On her way to Spain to fence the goods, she runs into car trouble and is helped by Tom Bradley (Gary Cooper), a kindly American who just wants to help. She leaves him behind but he accidentally ends up with the hot pearls. That means that she has to romance him in the hopes of getting them back. But what happens when she falls for someone instead of just trying to work them?

A remake of Happy Days in Aranjuez, which was based on the play Die Schönen Tage von Aranjuez, by Hans Székely and Robert A. Stemmle, this movie was supposed to be the comeback movie for John Gilbert after a series of failures. Only days before shooting started, he had a heart attack and got replaced by John Halliday.

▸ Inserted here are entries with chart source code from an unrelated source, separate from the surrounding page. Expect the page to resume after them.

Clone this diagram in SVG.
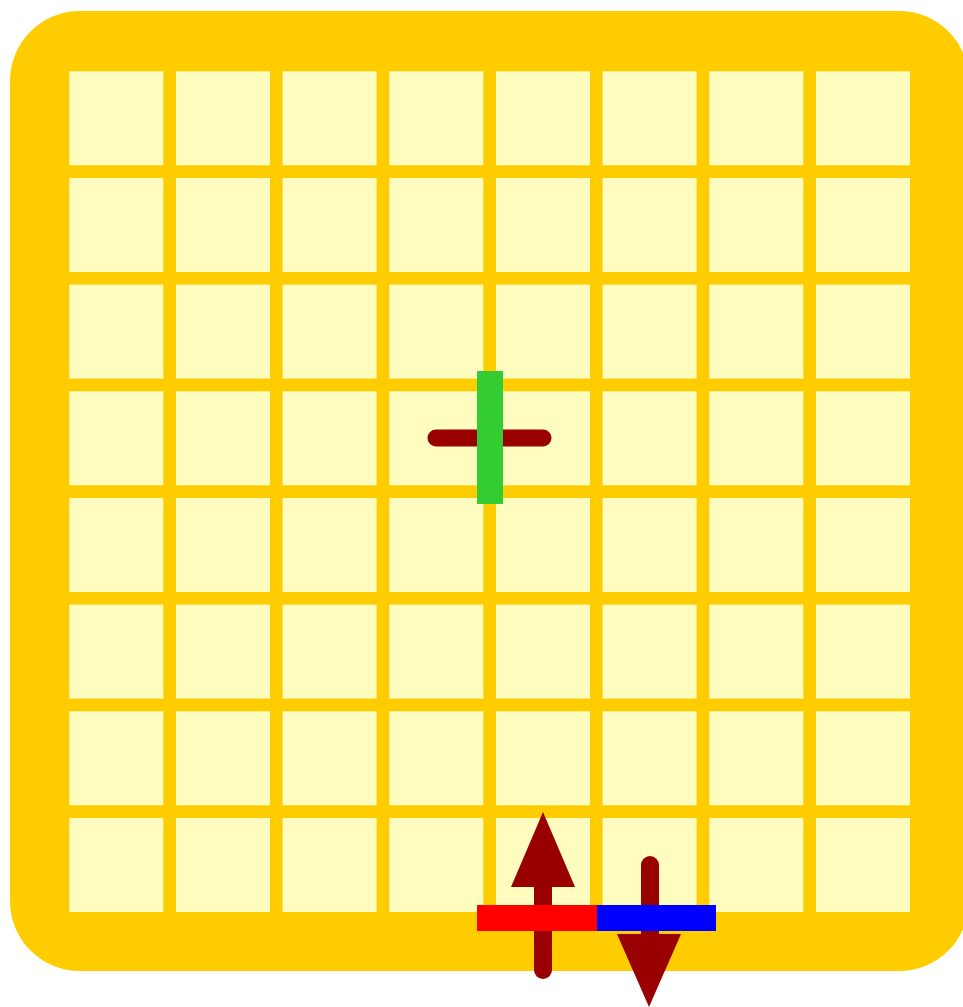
<svg xmlns="http://www.w3.org/2000/svg" width="963" height="1007" viewBox="0 0 963 1007">
<defs>
<style>
.board{fill:#FFCC00}
.cell{fill:#FFFCC0}
.shaft{stroke:#990000;stroke-width:18;stroke-linecap:round;fill:none}
.head{fill:#990000}
</style>
<g id="row">
<rect class="cell" x="69.3" y="0" width="94" height="94"/>
<rect class="cell" x="176" y="0" width="94" height="94"/>
<rect class="cell" x="282.6" y="0" width="94" height="94"/>
<rect class="cell" x="389.3" y="0" width="94" height="94"/>
<rect class="cell" x="496" y="0" width="94" height="94"/>
<rect class="cell" x="602.6" y="0" width="94" height="94"/>
<rect class="cell" x="709.3" y="0" width="94" height="94"/>
<rect class="cell" x="816" y="0" width="94" height="94"/>
</g>
</defs>
<rect fill="#ffffff" x="0" y="0" width="963" height="1007"/>
<g id="board">
<rect class="board" x="10" y="11" width="959" height="960" rx="70" ry="70"/>
<use href="#row" y="71.3"/>
<use href="#row" y="178"/>
<use href="#row" y="284.6"/>
<use href="#row" y="391.3"/>
<use href="#row" y="498"/>
<use href="#row" y="604.6"/>
<use href="#row" y="711.3"/>
<use href="#row" y="818"/>
</g>
<g id="center-marker">
<line class="shaft" x1="436" y1="438" x2="543" y2="438" style="stroke-width:17"/>
<rect x="477" y="371" width="26" height="133" fill="#33CC33"/>
</g>
<g id="connectors">
<g id="arrow-up">
<line class="shaft" x1="543" y1="970" x2="543" y2="880"/>
<polygon class="head" points="543,812 511,887 575,887"/>
</g>
<g id="arrow-down">
<line class="shaft" x1="650" y1="865" x2="650" y2="940"/>
<polygon class="head" points="617,934 681,934 649,1007"/>
</g>
</g>
<g id="bar">
<rect x="477" y="905" width="120" height="26" fill="#FF0000"/>
<rect x="597" y="905" width="119" height="26" fill="#0000FF"/>
</g>
</svg>
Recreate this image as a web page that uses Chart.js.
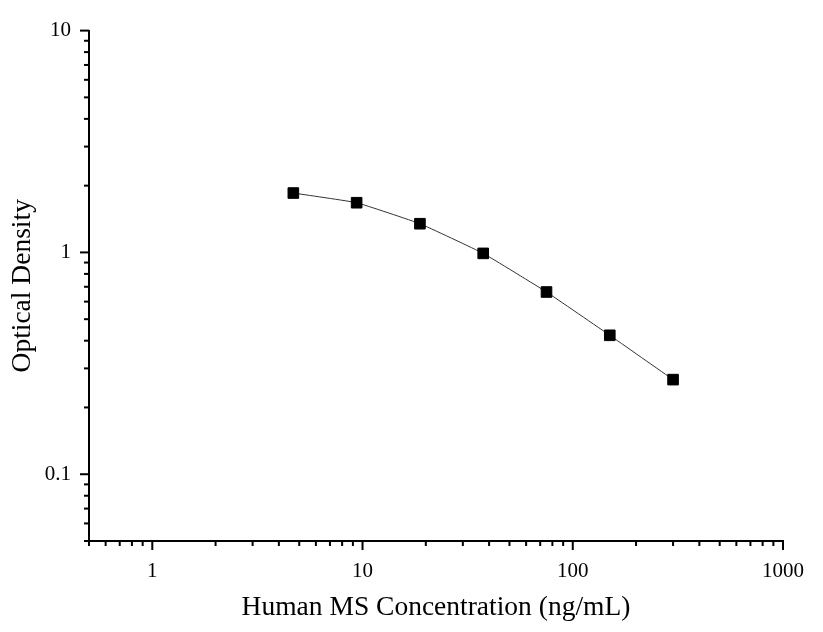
<!DOCTYPE html>
<html>
<head>
<meta charset="utf-8">
<script src="https://cdn.jsdelivr.net/npm/chart.js@4.4.0/dist/chart.umd.min.js"></script>
<style>
  html, body { margin: 0; padding: 0; background: #fff; }
  #wrap { width: 823px; height: 632px; position: relative; }
</style>
</head>
<body>
<div id="wrap"><canvas id="c" width="823" height="632"></canvas></div>
<script>
// Data
const concentrations = [4.6875, 9.375, 18.75, 37.5, 75, 150, 300];
const opticalDensity = [1.852, 1.675, 1.347, 0.990, 0.663, 0.423, 0.267];

// Axes
const xRange = [0.5, 1000];
const yRange = [0.05, 10];
const xMajorTicks = [1, 10, 100, 1000];
const xTickLabels = ['1', '10', '100', '1000'];
const yMajorTicks = [0.1, 1, 10];
const yTickLabels = ['0.1', '1', '10'];
const minorMultipliers = [2, 3, 4, 5, 6, 7, 8, 9];
const xDecades = [0.1, 1, 10, 100];
const yDecades = [0.01, 0.1, 1];

const xTitle = 'Human MS Concentration (ng/mL)';
const yTitle = 'Optical Density';

function buildTicks(decades, majors, lo, hi) {
  const vals = [];
  decades.forEach(d => {
    minorMultipliers.forEach(m => {
      const v = +(d * m).toPrecision(6);
      if (v >= lo - 1e-12 && v <= hi + 1e-12) vals.push(v);
    });
  });
  majors.forEach(v => { if (v >= lo && v <= hi) vals.push(v); });
  vals.sort((a, b) => a - b);
  return vals.map(v => ({ value: v, major: majors.some(m => Math.abs(m - v) < 1e-9) }));
}

const FONT = "'Liberation Serif', 'Times New Roman', serif";

const tickPlugin = {
  id: 'outTicks',
  afterDraw(chart) {
    const ctx = chart.ctx;
    ctx.save();
    ctx.strokeStyle = '#000';
    ctx.lineWidth = 2;
    const xs = chart.scales.x, ys = chart.scales.y;
    const bottom = chart.chartArea.bottom, left = chart.chartArea.left;
    xs.ticks.forEach(t => {
      const px = xs.getPixelForValue(t.value);
      const len = t.major ? 9 : 5;
      ctx.beginPath();
      ctx.moveTo(px, bottom);
      ctx.lineTo(px, bottom + len);
      ctx.stroke();
    });
    ys.ticks.forEach(t => {
      const py = ys.getPixelForValue(t.value);
      const len = t.major ? 9 : 5;
      ctx.beginPath();
      ctx.moveTo(left, py);
      ctx.lineTo(left - len, py);
      ctx.stroke();
    });
    ctx.restore();
  }
};

new Chart(document.getElementById('c'), {
  type: 'line',
  data: {
    datasets: [{
      data: concentrations.map((x, i) => ({ x: x, y: opticalDensity[i] })),
      borderColor: '#333',
      borderWidth: 1,
      backgroundColor: '#000',
      pointStyle: 'rect',
      pointRadius: 7.5,
      pointBorderWidth: 1,
      pointBorderColor: '#000',
      pointBackgroundColor: '#000',
      tension: 0.1,
      fill: false
    }]
  },
  options: {
    responsive: false,
    animation: false,
    devicePixelRatio: 1,
    layout: { padding: { left: 0, right: 40, top: 30, bottom: 0 } },
    plugins: { legend: { display: false }, tooltip: { enabled: false } },
    scales: {
      x: {
        type: 'logarithmic',
        position: 'bottom',
        min: xRange[0],
        max: xRange[1],
        afterBuildTicks: s => { s.ticks = buildTicks(xDecades, xMajorTicks, xRange[0], xRange[1]); },
        afterFit: s => { s.height = 91; },
        grid: { display: false, drawTicks: false },
        border: { display: true, color: '#000', width: 2 },
        ticks: {
          autoSkip: false,
          maxRotation: 0,
          padding: 18,
          color: '#000',
          font: { family: FONT, size: 21 },
          callback: function (v) {
            const i = xMajorTicks.findIndex(m => Math.abs(m - v) < 1e-9);
            return i >= 0 ? xTickLabels[i] : '';
          }
        },
        title: {
          display: true,
          text: xTitle,
          color: '#000',
          font: { family: FONT, size: 27.5 },
          padding: { top: 0, bottom: 7.5 }
        }
      },
      y: {
        type: 'logarithmic',
        position: 'left',
        min: yRange[0],
        max: yRange[1],
        afterBuildTicks: s => { s.ticks = buildTicks(yDecades, yMajorTicks, yRange[0], yRange[1]); },
        afterFit: s => { s.width = 89; },
        grid: { display: false, drawTicks: false },
        border: { display: true, color: '#000', width: 2 },
        ticks: {
          autoSkip: false,
          padding: 18,
          color: '#000',
          font: { family: FONT, size: 21 },
          callback: function (v) {
            const i = yMajorTicks.findIndex(m => Math.abs(m - v) < 1e-9);
            return i >= 0 ? yTickLabels[i] : '';
          }
        },
        title: {
          display: true,
          text: yTitle,
          color: '#000',
          font: { family: FONT, size: 27.5 },
          padding: { top: 6.5, bottom: 0 }
        }
      }
    }
  },
  plugins: [tickPlugin]
});
</script>
</body>
</html>
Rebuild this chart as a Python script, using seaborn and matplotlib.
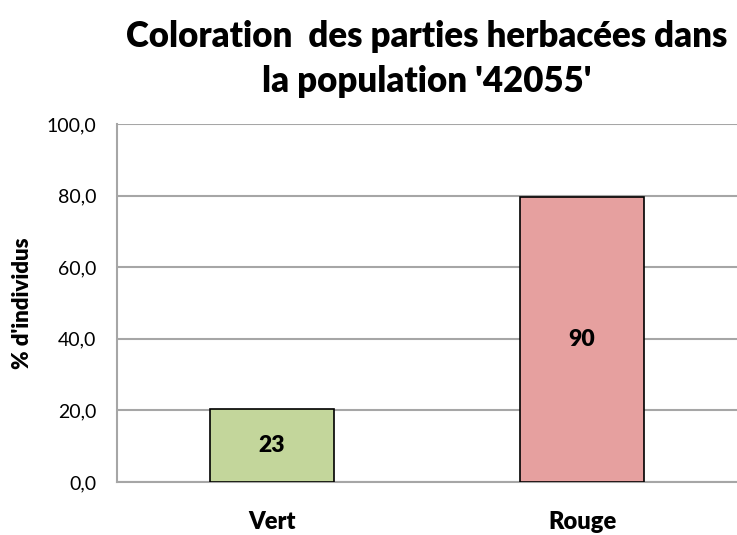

Supposedly, Gilbert and Dietrich were living together when she tried to use her influence to have him cast opposite her. However, she withdrew her support when he started seeing former fiancée Greta Garbo again. Dietrich then got back with Gary Cooper and Gilbert had a fatal heart attack occurred on the same day that Cooper’s casting was officially announced by Paramount.

Dietrich spoke highly of this movie, saying: “The only film I need not be ashamed of is Desire…” and “Desire became a good film and, moreover, also proved to be a box-office success. The script was excellent, the roles superb – one more proof that these elements are more important than actors.” She must have really enjoyed this movie, because she played the role at least two more times in radio adaptions.

The new Kino Lorber blu ray of Desire has two commentary tracks, with one by Samm Deighan and the other featuring David Del Valle and Nathaniel Bell. The 2K remastering of the film looks great and this is just about a perfect release for lovers of Hollywood history.